[Directions for this task] Retype the whole listing, please, keeping every line exact and dropping the pictures.

------------------------------

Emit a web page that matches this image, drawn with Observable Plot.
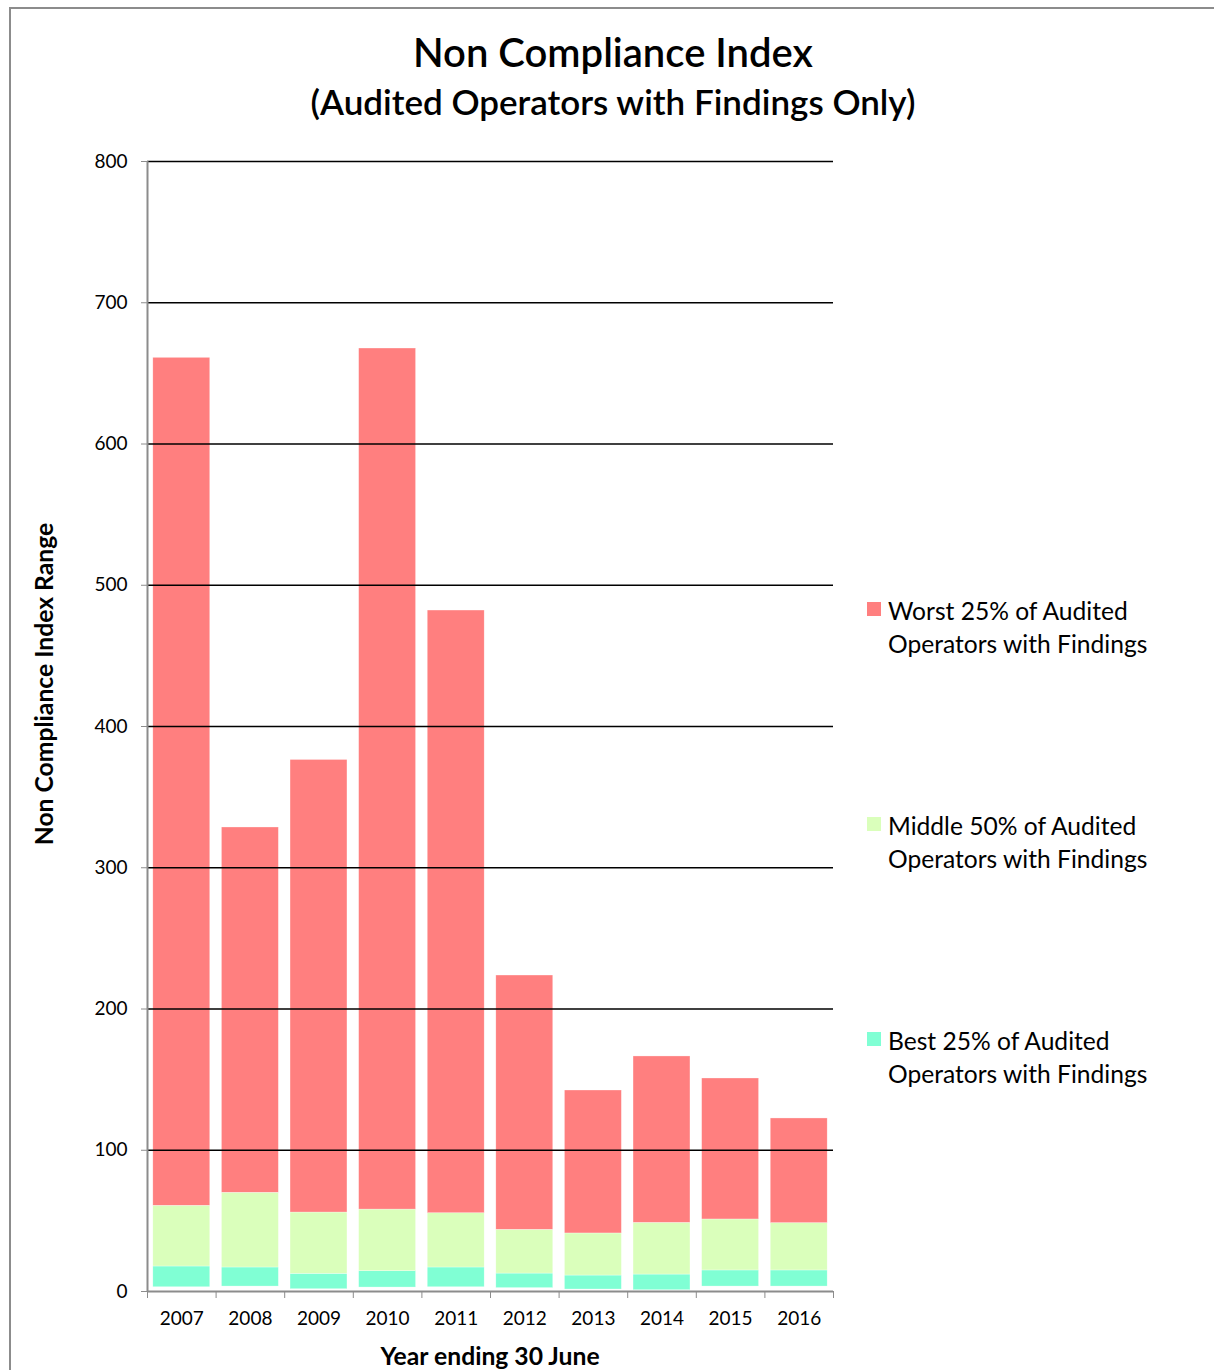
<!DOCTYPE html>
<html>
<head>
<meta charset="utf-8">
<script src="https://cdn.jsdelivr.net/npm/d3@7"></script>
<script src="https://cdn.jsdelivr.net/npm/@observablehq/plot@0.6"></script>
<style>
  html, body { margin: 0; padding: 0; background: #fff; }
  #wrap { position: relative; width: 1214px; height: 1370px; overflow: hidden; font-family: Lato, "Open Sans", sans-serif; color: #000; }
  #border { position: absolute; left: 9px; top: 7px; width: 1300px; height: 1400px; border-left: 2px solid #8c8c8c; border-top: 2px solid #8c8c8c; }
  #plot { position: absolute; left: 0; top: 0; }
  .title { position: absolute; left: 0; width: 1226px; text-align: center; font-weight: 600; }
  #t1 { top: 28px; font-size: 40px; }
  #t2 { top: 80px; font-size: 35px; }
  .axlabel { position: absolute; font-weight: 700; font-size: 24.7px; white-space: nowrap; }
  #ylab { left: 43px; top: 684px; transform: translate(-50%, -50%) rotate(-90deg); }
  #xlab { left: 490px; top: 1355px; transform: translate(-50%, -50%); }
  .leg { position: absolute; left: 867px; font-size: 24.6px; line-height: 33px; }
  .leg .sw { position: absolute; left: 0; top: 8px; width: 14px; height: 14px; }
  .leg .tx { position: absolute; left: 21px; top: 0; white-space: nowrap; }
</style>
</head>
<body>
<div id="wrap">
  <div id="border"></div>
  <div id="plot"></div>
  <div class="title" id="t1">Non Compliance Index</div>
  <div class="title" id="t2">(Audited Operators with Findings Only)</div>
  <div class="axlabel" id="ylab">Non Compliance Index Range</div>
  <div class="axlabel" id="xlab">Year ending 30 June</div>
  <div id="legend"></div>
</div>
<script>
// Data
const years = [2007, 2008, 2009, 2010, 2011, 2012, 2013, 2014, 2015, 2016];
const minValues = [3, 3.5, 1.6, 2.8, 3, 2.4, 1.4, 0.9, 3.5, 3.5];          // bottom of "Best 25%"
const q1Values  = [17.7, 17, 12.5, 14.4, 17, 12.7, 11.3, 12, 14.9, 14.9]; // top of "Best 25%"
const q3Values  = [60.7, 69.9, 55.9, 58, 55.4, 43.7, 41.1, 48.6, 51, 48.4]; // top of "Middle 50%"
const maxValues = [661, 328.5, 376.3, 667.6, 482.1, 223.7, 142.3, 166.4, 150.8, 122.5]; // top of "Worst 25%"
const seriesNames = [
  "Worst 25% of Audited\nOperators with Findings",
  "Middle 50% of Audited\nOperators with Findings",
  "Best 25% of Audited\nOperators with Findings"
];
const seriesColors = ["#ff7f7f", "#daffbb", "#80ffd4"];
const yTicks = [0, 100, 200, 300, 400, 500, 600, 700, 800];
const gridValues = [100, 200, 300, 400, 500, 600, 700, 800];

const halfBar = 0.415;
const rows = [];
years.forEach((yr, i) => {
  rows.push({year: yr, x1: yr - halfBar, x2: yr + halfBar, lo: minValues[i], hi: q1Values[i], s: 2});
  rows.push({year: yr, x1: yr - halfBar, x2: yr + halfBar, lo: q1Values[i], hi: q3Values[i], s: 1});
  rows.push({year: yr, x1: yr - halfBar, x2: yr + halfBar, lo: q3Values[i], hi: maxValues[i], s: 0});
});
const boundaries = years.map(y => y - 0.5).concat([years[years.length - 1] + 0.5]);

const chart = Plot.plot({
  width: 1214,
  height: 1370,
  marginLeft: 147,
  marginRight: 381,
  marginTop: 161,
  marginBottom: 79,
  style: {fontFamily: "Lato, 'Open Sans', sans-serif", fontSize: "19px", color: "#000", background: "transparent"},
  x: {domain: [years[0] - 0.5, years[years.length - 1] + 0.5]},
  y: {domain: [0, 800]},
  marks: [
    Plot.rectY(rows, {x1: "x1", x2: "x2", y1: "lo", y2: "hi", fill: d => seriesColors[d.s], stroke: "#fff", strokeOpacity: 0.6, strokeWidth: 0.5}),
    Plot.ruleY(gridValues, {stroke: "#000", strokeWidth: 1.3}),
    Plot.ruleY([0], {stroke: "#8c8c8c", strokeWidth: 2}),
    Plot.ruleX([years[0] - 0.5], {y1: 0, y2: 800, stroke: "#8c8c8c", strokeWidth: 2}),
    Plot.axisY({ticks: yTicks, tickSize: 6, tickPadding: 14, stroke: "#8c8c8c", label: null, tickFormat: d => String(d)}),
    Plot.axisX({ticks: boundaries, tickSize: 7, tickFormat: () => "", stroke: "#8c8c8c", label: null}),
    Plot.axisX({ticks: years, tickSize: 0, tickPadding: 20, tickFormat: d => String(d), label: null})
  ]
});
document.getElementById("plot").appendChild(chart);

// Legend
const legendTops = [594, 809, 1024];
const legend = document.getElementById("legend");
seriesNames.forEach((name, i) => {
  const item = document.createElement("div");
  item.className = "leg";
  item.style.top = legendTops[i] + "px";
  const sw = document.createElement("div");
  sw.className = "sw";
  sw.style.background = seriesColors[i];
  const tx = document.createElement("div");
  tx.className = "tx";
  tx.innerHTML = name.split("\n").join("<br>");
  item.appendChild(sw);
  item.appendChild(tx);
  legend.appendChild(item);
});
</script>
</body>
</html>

------------------------------

[Exercise result]
Emit a web page that matches this image, drawn with Observable Plot.
<!DOCTYPE html>
<html>
<head>
<meta charset="utf-8">
<script src="https://cdn.jsdelivr.net/npm/d3@7"></script>
<script src="https://cdn.jsdelivr.net/npm/@observablehq/plot@0.6"></script>
<style>
  html, body { margin: 0; padding: 0; background: #fff; }
  #wrap { position: relative; width: 1214px; height: 1370px; overflow: hidden; font-family: Lato, "Open Sans", sans-serif; color: #000; }
  #border { position: absolute; left: 9px; top: 7px; width: 1300px; height: 1400px; border-left: 2px solid #8c8c8c; border-top: 2px solid #8c8c8c; }
  #plot { position: absolute; left: 0; top: 0; }
  .title { position: absolute; left: 0; width: 1226px; text-align: center; font-weight: 600; }
  #t1 { top: 28px; font-size: 40px; }
  #t2 { top: 80px; font-size: 35px; }
  .axlabel { position: absolute; font-weight: 700; font-size: 24.7px; white-space: nowrap; }
  #ylab { left: 43px; top: 684px; transform: translate(-50%, -50%) rotate(-90deg); }
  #xlab { left: 490px; top: 1355px; transform: translate(-50%, -50%); }
  .leg { position: absolute; left: 867px; font-size: 24.6px; line-height: 33px; }
  .leg .sw { position: absolute; left: 0; top: 8px; width: 14px; height: 14px; }
  .leg .tx { position: absolute; left: 21px; top: 0; white-space: nowrap; }
</style>
</head>
<body>
<div id="wrap">
  <div id="border"></div>
  <div id="plot"></div>
  <div class="title" id="t1">Non Compliance Index</div>
  <div class="title" id="t2">(Audited Operators with Findings Only)</div>
  <div class="axlabel" id="ylab">Non Compliance Index Range</div>
  <div class="axlabel" id="xlab">Year ending 30 June</div>
  <div id="legend"></div>
</div>
<script>
// Data
const years = [2007, 2008, 2009, 2010, 2011, 2012, 2013, 2014, 2015, 2016];
const minValues = [3, 3.5, 1.6, 2.8, 3, 2.4, 1.4, 0.9, 3.5, 3.5];          // bottom of "Best 25%"
const q1Values  = [17.7, 17, 12.5, 14.4, 17, 12.7, 11.3, 12, 14.9, 14.9]; // top of "Best 25%"
const q3Values  = [60.7, 69.9, 55.9, 58, 55.4, 43.7, 41.1, 48.6, 51, 48.4]; // top of "Middle 50%"
const maxValues = [661, 328.5, 376.3, 667.6, 482.1, 223.7, 142.3, 166.4, 150.8, 122.5]; // top of "Worst 25%"
const seriesNames = [
  "Worst 25% of Audited\nOperators with Findings",
  "Middle 50% of Audited\nOperators with Findings",
  "Best 25% of Audited\nOperators with Findings"
];
const seriesColors = ["#ff7f7f", "#daffbb", "#80ffd4"];
const yTicks = [0, 100, 200, 300, 400, 500, 600, 700, 800];
const gridValues = [100, 200, 300, 400, 500, 600, 700, 800];

const halfBar = 0.415;
const rows = [];
years.forEach((yr, i) => {
  rows.push({year: yr, x1: yr - halfBar, x2: yr + halfBar, lo: minValues[i], hi: q1Values[i], s: 2});
  rows.push({year: yr, x1: yr - halfBar, x2: yr + halfBar, lo: q1Values[i], hi: q3Values[i], s: 1});
  rows.push({year: yr, x1: yr - halfBar, x2: yr + halfBar, lo: q3Values[i], hi: maxValues[i], s: 0});
});
const boundaries = years.map(y => y - 0.5).concat([years[years.length - 1] + 0.5]);

const chart = Plot.plot({
  width: 1214,
  height: 1370,
  marginLeft: 147,
  marginRight: 381,
  marginTop: 161,
  marginBottom: 79,
  style: {fontFamily: "Lato, 'Open Sans', sans-serif", fontSize: "19px", color: "#000", background: "transparent"},
  x: {domain: [years[0] - 0.5, years[years.length - 1] + 0.5]},
  y: {domain: [0, 800]},
  marks: [
    Plot.rectY(rows, {x1: "x1", x2: "x2", y1: "lo", y2: "hi", fill: d => seriesColors[d.s], stroke: "#fff", strokeOpacity: 0.6, strokeWidth: 0.5}),
    Plot.ruleY(gridValues, {stroke: "#000", strokeWidth: 1.3}),
    Plot.ruleY([0], {stroke: "#8c8c8c", strokeWidth: 2}),
    Plot.ruleX([years[0] - 0.5], {y1: 0, y2: 800, stroke: "#8c8c8c", strokeWidth: 2}),
    Plot.axisY({ticks: yTicks, tickSize: 6, tickPadding: 14, stroke: "#8c8c8c", label: null, tickFormat: d => String(d)}),
    Plot.axisX({ticks: boundaries, tickSize: 7, tickFormat: () => "", stroke: "#8c8c8c", label: null}),
    Plot.axisX({ticks: years, tickSize: 0, tickPadding: 20, tickFormat: d => String(d), label: null})
  ]
});
document.getElementById("plot").appendChild(chart);

// Legend
const legendTops = [594, 809, 1024];
const legend = document.getElementById("legend");
seriesNames.forEach((name, i) => {
  const item = document.createElement("div");
  item.className = "leg";
  item.style.top = legendTops[i] + "px";
  const sw = document.createElement("div");
  sw.className = "sw";
  sw.style.background = seriesColors[i];
  const tx = document.createElement("div");
  tx.className = "tx";
  tx.innerHTML = name.split("\n").join("<br>");
  item.appendChild(sw);
  item.appendChild(tx);
  legend.appendChild(item);
});
</script>
</body>
</html>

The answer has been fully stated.